Seorang teman pernah bercerita ke saya, di suatu malam, saat kami duduk setelah makan malam.
Dia bilang begini:
“Aku baru sadar sesuatu. Mungkin kedengarannya aneh, tapi… kayaknya aku selama ini ikut nyumbang ke perang. Bukan perang antar negara di luar sana, yang pakai senjata. Tapi yang kecil-kecil. Yang nggak tampak jelas. Yang nggak pernah masuk berita.”
Saya menatapnya, menunggu ia melanjutkan.
“Tiap kali aku ngotot merasa paling benar, itu perang kecil. Tiap kali aku marah ke orang lain karena mereka nggak ngerti aku, itu juga perang. Tiap kali aku nahan dendam, atau diem-diem pengen orang lain jatuh, itu juga bentuk perang.”
“Dan yang bikin ngeri, itu semua aku anggap biasa. Tiap hari pikiranku penuh konflik.
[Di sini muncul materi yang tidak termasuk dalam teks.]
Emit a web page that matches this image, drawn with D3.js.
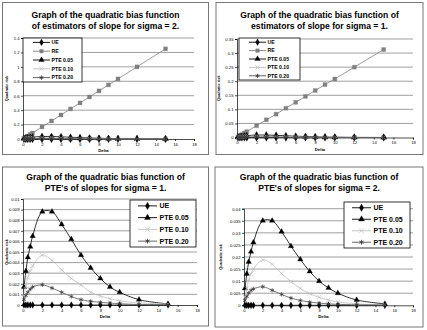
<!DOCTYPE html>
<html>
<head>
<meta charset="utf-8">
<script src="https://cdn.jsdelivr.net/npm/d3@7"></script>
<style>
  body { margin: 0; background: #fff; }
  svg { display: block; }
  text { font-family: "Liberation Sans", Arial, sans-serif; }
</style>
</head>
<body>
<svg width="427" height="330"></svg>
<script>
// delta values used for every series
const delta = [0.1, 0.3, 0.5, 0.75, 1, 2, 3, 4, 5, 6, 7, 8, 9, 10, 12, 15];

// sigma = 1
const ue1    = [0, 0, 0, 0, 0, 0, 0, 0, 0, 0, 0, 0, 0, 0, 0, 0];
const re1    = [0.002, 0.006, 0.010, 0.016, 0.021, 0.042, 0.063, 0.083, 0.104, 0.125, 0.146, 0.167, 0.188, 0.208, 0.25, 0.3125];
const pte05s1 = [0.0017, 0.0032, 0.0045, 0.0055, 0.0065, 0.0088, 0.0088, 0.0076, 0.0062, 0.0047, 0.0035, 0.0025, 0.0017, 0.0012, 0.0005, 0.0001];
const pte10s1 = [0.0009, 0.0018, 0.0026, 0.0032, 0.0037, 0.0047, 0.0042, 0.0033, 0.0025, 0.0019, 0.0012, 0.00085, 0.0006, 0.0004, 0.0002, 0.0001];
const pte20s1 = [0.0005, 0.0009, 0.0012, 0.0015, 0.0017, 0.0019, 0.0016, 0.0012, 0.0008, 0.0005, 0.00035, 0.00025, 0.00018, 0.00012, 0.00005, 0.00002];

// sigma = 2
const ue2    = [0, 0, 0, 0, 0, 0, 0, 0, 0, 0, 0, 0, 0, 0, 0, 0];
const re2    = [0.008, 0.025, 0.042, 0.063, 0.083, 0.167, 0.25, 0.333, 0.417, 0.5, 0.583, 0.667, 0.75, 0.833, 1.0, 1.25];
const pte05s2 = [0.0070, 0.0130, 0.0180, 0.0222, 0.0260, 0.0350, 0.0350, 0.0305, 0.0245, 0.0190, 0.0140, 0.0100, 0.0072, 0.0050, 0.0022, 0.0006];
const pte10s2 = [0.0035, 0.0070, 0.0105, 0.0130, 0.0150, 0.0188, 0.0170, 0.0132, 0.0098, 0.0070, 0.0048, 0.0033, 0.0022, 0.0014, 0.0006, 0.0002];
const pte20s2 = [0.0020, 0.0036, 0.0050, 0.0062, 0.0068, 0.0077, 0.0062, 0.0045, 0.0030, 0.0020, 0.0013, 0.0009, 0.0006, 0.0004, 0.0002, 0.0001];

// tick labels
const xTicks = ["0", "2", "4", "6", "8", "10", "12", "14", "16", "18"];
const yTicksA = ["0", "0.2", "0.4", "0.6", "0.8", "1", "1.2", "1.4"];
const yTicksB = ["0", "0.05", "0.1", "0.15", "0.2", "0.25", "0.3", "0.35"];
const yTicksC = ["0", "0.001", "0.002", "0.003", "0.004", "0.005", "0.006", "0.007", "0.008", "0.009", "0.01"];
const yTicksD = ["0", "0.005", "0.01", "0.015", "0.02", "0.025", "0.03", "0.035", "0.04"];

// series styles
const styles = {
    "UE":       { color: "#000", symbol: d3.symbolDiamond, fill: true },
    "RE":       { color: "#808080", symbol: d3.symbolSquare, fill: true },
    "PTE 0.05": { color: "#000", symbol: d3.symbolTriangle, fill: true },
    "PTE 0.10": { color: "#c0c0c0", symbol: d3.symbolTimes, fill: false },
    "PTE 0.20": { color: "#555", symbol: d3.symbolAsterisk, fill: false }
};

const svg = d3.select("svg");

const panels = [
    {
        box: [2.5, 2.5, 206, 152], titles: ["Graph of the quadratic bias function", "of estimators of slope for sigma = 2."],
        titleY: [18, 28.5], plot: [23, 194, 38, 139], yTicks: yTicksA, yMax: 1.4, ylabX: 6,
        series: [["UE", ue2], ["RE", re2], ["PTE 0.05", pte05s2], ["PTE 0.10", pte10s2], ["PTE 0.20", pte20s2]],
        legend: [23, 38, 59, 44], small: true
    },
    {
        box: [216, 2.5, 207, 152], titles: ["Graph of the quadratic bias function of", "estimators of slope for sigma = 1."],
        titleY: [18, 28.5], plot: [237, 413, 39, 137.5], yTicks: yTicksB, yMax: 0.35, ylabX: 218,
        series: [["UE", ue1], ["RE", re1], ["PTE 0.05", pte05s1], ["PTE 0.10", pte10s1], ["PTE 0.20", pte20s1]],
        legend: [239, 38, 61, 42], small: true
    },
    {
        box: [2.5, 167, 206, 159], titles: ["Graph of the quadratic bias function of", "PTE's of slopes for sigma = 1."],
        titleY: [180, 191], plot: [23, 197, 199, 305], yTicks: yTicksC, yMax: 0.01, ylabX: 6,
        series: [["UE", ue1], ["PTE 0.05", pte05s1], ["PTE 0.10", pte10s1], ["PTE 0.20", pte20s1]],
        legend: [130, 200, 66, 47], small: false
    },
    {
        box: [215, 167, 208, 160], titles: ["Graph of the quadratic bias function of", "PTE's of slopes for sigma = 2."],
        titleY: [180, 191], plot: [244, 413, 208.7, 305.3], yTicks: yTicksD, yMax: 0.04, ylabX: 220,
        series: [["UE", ue2], ["PTE 0.05", pte05s2], ["PTE 0.10", pte10s2], ["PTE 0.20", pte20s2]],
        legend: [344, 202, 66, 46], small: false
    }
];

function drawPanel(p) {
    const g = svg.append("g");
    g.append("rect")
        .attr("x", p.box[0]).attr("y", p.box[1])
        .attr("width", p.box[2]).attr("height", p.box[3])
        .attr("fill", "#fff").attr("stroke", "#777").attr("stroke-width", 1);

    const cx = p.box[0] + p.box[2] / 2;
    p.titles.forEach((t, i) => {
        g.append("text").attr("x", cx).attr("y", p.titleY[i])
            .attr("text-anchor", "middle").attr("font-size", 8.6)
            .attr("font-weight", "bold").text(t);
    });

    const [x0, x1, yTop, yBot] = p.plot;
    const scX = d3.scaleLinear().domain([0, 18]).range([x0, x1]);
    const scY = d3.scaleLinear().domain([0, p.yMax]).range([yBot, yTop]);

    // gridlines
    g.selectAll(".grid").data(p.yTicks.map(Number).filter(v => v > 0))
        .enter().append("line")
        .attr("x1", x0).attr("x2", x1)
        .attr("y1", d => scY(d)).attr("y2", d => scY(d))
        .attr("stroke", "#888").attr("stroke-width", 0.8);

    const axX = g.append("g")
        .attr("transform", `translate(0, ${yBot})`)
        .call(d3.axisBottom(scX).tickValues(xTicks.map(Number)).tickSize(2).tickPadding(2).tickFormat((d, i) => xTicks[i]));
    const axY = g.append("g")
        .attr("transform", `translate(${x0}, 0)`)
        .call(d3.axisLeft(scY).tickValues(p.yTicks.map(Number)).tickSize(2).tickPadding(1.5).tickFormat((d, i) => p.yTicks[i]));
    [axX, axY].forEach(ax => {
        ax.selectAll("text").attr("font-size", 4.2).attr("font-family", "Liberation Sans, Arial").attr("fill", "#000");
        ax.selectAll("line, path").attr("stroke", "#000").attr("stroke-width", 0.7);
    });

    g.append("text").attr("x", (x0 + x1) / 2 - 5).attr("y", yBot + 13)
        .attr("text-anchor", "middle").attr("font-size", 4.3).attr("font-weight", "bold").text("Delta");
    g.append("text")
        .attr("transform", `translate(${p.ylabX + 1.5}, ${(yTop + yBot) / 2}) rotate(-90)`)
        .attr("text-anchor", "middle").attr("font-size", 3.8).attr("font-weight", "bold").text("Quadratic risk");

    const line = d3.line().x(d => scX(d[0])).y(d => scY(d[1])).curve(d3.curveCatmullRom.alpha(0.5));
    const symSize = p.small ? 16 : 13;

    p.series.forEach(([name, vals]) => {
        const st = styles[name];
        const pts = delta.map((d, i) => [d, vals[i]]);
        g.append("path").datum(pts).attr("d", line)
            .attr("fill", "none").attr("stroke", st.color).attr("stroke-width", 0.8);
        g.selectAll(null).data(pts).enter().append("path")
            .attr("transform", d => `translate(${scX(d[0])}, ${scY(d[1])})`)
            .attr("d", d3.symbol().type(st.symbol).size(symSize))
            .attr("fill", st.fill ? st.color : "none")
            .attr("stroke", name === "PTE 0.20" ? "#333" : st.color)
            .attr("stroke-width", st.fill ? 0.3 : 0.7);
    });

    // legend
    const [lx, ly, lw, lh] = p.legend;
    g.append("rect").attr("x", lx).attr("y", ly).attr("width", lw).attr("height", lh)
        .attr("fill", "#fff").attr("stroke", "#000").attr("stroke-width", 0.8);
    const step = lh / p.series.length;
    p.series.forEach(([name], i) => {
        const st = styles[name];
        const ry = ly + step * (i + 0.5);
        const la = lx + (p.small ? 10 : 8), lb = lx + 27;
        g.append("line").attr("x1", la).attr("x2", lb).attr("y1", ry).attr("y2", ry)
            .attr("stroke", st.color).attr("stroke-width", 0.9);
        g.append("path").attr("transform", `translate(${(la + lb) / 2}, ${ry})`)
            .attr("d", d3.symbol().type(st.symbol).size(p.small ? 13 : 16))
            .attr("fill", st.fill ? st.color : "none")
            .attr("stroke", name === "PTE 0.20" ? "#333" : st.color)
            .attr("stroke-width", st.fill ? 0.3 : 0.8);
        g.append("text").attr("x", lb + (p.small ? 1.5 : 2.5)).attr("y", ry)
            .attr("dy", "0.35em").attr("font-size", p.small ? 5.2 : 7)
            .attr("font-weight", "bold").text(name);
    });
}

panels.forEach(drawPanel);
</script>
</body>
</html>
Aku bilang cinta damai, tapi dalam hati, aku terus-terusan berkelahi.”
Ia menarik napas dalam.
“Aku mulai mikir, jangan-jangan perang yang gede itu cuma cerminan versi diperbesar dari apa yang manusia lakukan di level pribadi. Kalau jutaan orang hidup dengan pikiran penuh konflik, ya pasti dunia bakal begitu juga.”
Saya tak banyak ngomong malam itu. Tapi kata-katanya nempel banget di kepala saya.
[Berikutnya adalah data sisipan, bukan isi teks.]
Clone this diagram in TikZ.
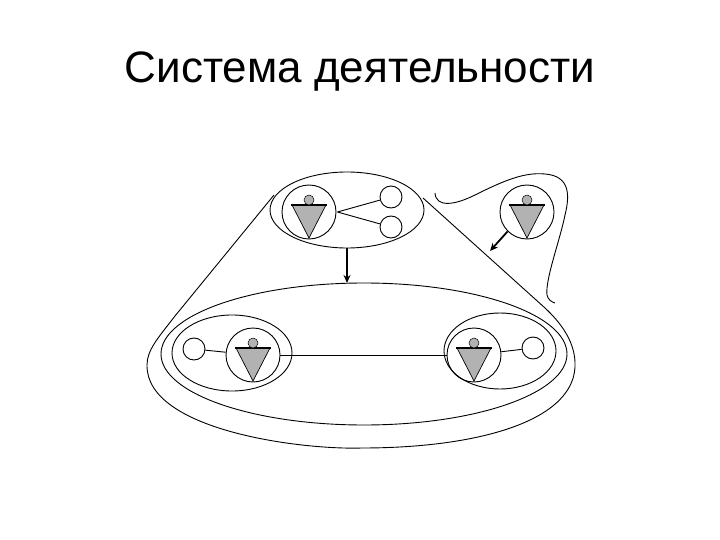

Dan sejak malam itu, setiap kali saya marah, kecewa, atau ingin menang sendiri, saya diam sejenak, menengok ke dalam diri dan bertanya:
“Apakah ini… juga bentuk dari perang?”
Kita sering kali menganggap perang sebagai sesuatu yang terjadi “di luar sana”, dilakukan oleh negara, pemerintah, atau kelompok bersenjata. Kita merasa tidak terlibat secara langsung. Namun, perang hanyalah cerminan dari cara kita hidup setiap hari, dalam versi diperbesar dan diperkeras.
Coba perhatikan:
Bagaimana kita memperlakukan satu sama lain? Bagaimana kita bersikap kepada yang berbeda identitas, berbeda agama, suku, ras, golongan?
Apakah hidup kita bebas dari kekerasan dalam bentuk marah, iri, ambisi, kebencian, dan kepentingan diri?
Apakah relasi kita benar-benar damai, atau penuh konflik terselubung?
Perang lahir dari konflik batin.
Saat kita hidup dalam perpecahan, fragmentasi, polarisasi antara aku dan kamu, kita dan mereka, bangsa ini dan bangsa itu, maka kita menciptakan kondisi psikologis yang sama dengan perang.
Jika kita tumbuh dengan rasa takut, marah, merasa lebih unggul dari yang lain, maka benih perang sudah tertanam. Ketika ini terjadi di dalam jutaan manusia, maka tidak heran dunia meledak dalam peperangan.
Perang adalah kelanjutan logis dari cara hidup kita sehari-hari.
Maka pertanyaannya bukan sekadar:
“Bagaimana menghentikan perang?”
Tapi:
“Bisakah setiap kita hidup tanpa konflik, tanpa kekerasan, tanpa perpecahan, dalam diri kita sendiri?”
Jika kita masih hidup dengan rasa iri, dendam, atau kebencian, maka kita adalah bagian dari sebab-sebab perang. Tak peduli seberapa keras kita bicara soal damai.
Damai bukan cuma hasil negosiasi atau kesepakatan antar negara.
Lebih dalam, damai adalah keadaan batin. Dan dari situ barulah lahir dunia yang benar-benar damai.
Jadi, untuk menghentikan perang, kita tidak bisa hanya bicara tentang politik atau strategi. Kita harus menyelam ke dalam diri sendiri. Kita harus mengamati dengan jujur, tanpa ilusi, menyadari bagaimana kita menciptakan konflik, dari dalam.
Jika setiap kita berubah, bukan secara ideologis, tetapi dalam batin kita yang sesungguhnya, jika setiap kita benar-benar hidup tanpa kekerasan dalam pikiran, kata, dan tindakan, maka kita bukan bagian dari sebab-sebab perang.
Dan kedamaian sejati selalu dimulai dari satu manusia yang berani melihat kebenaran ini dengan sangat jelas.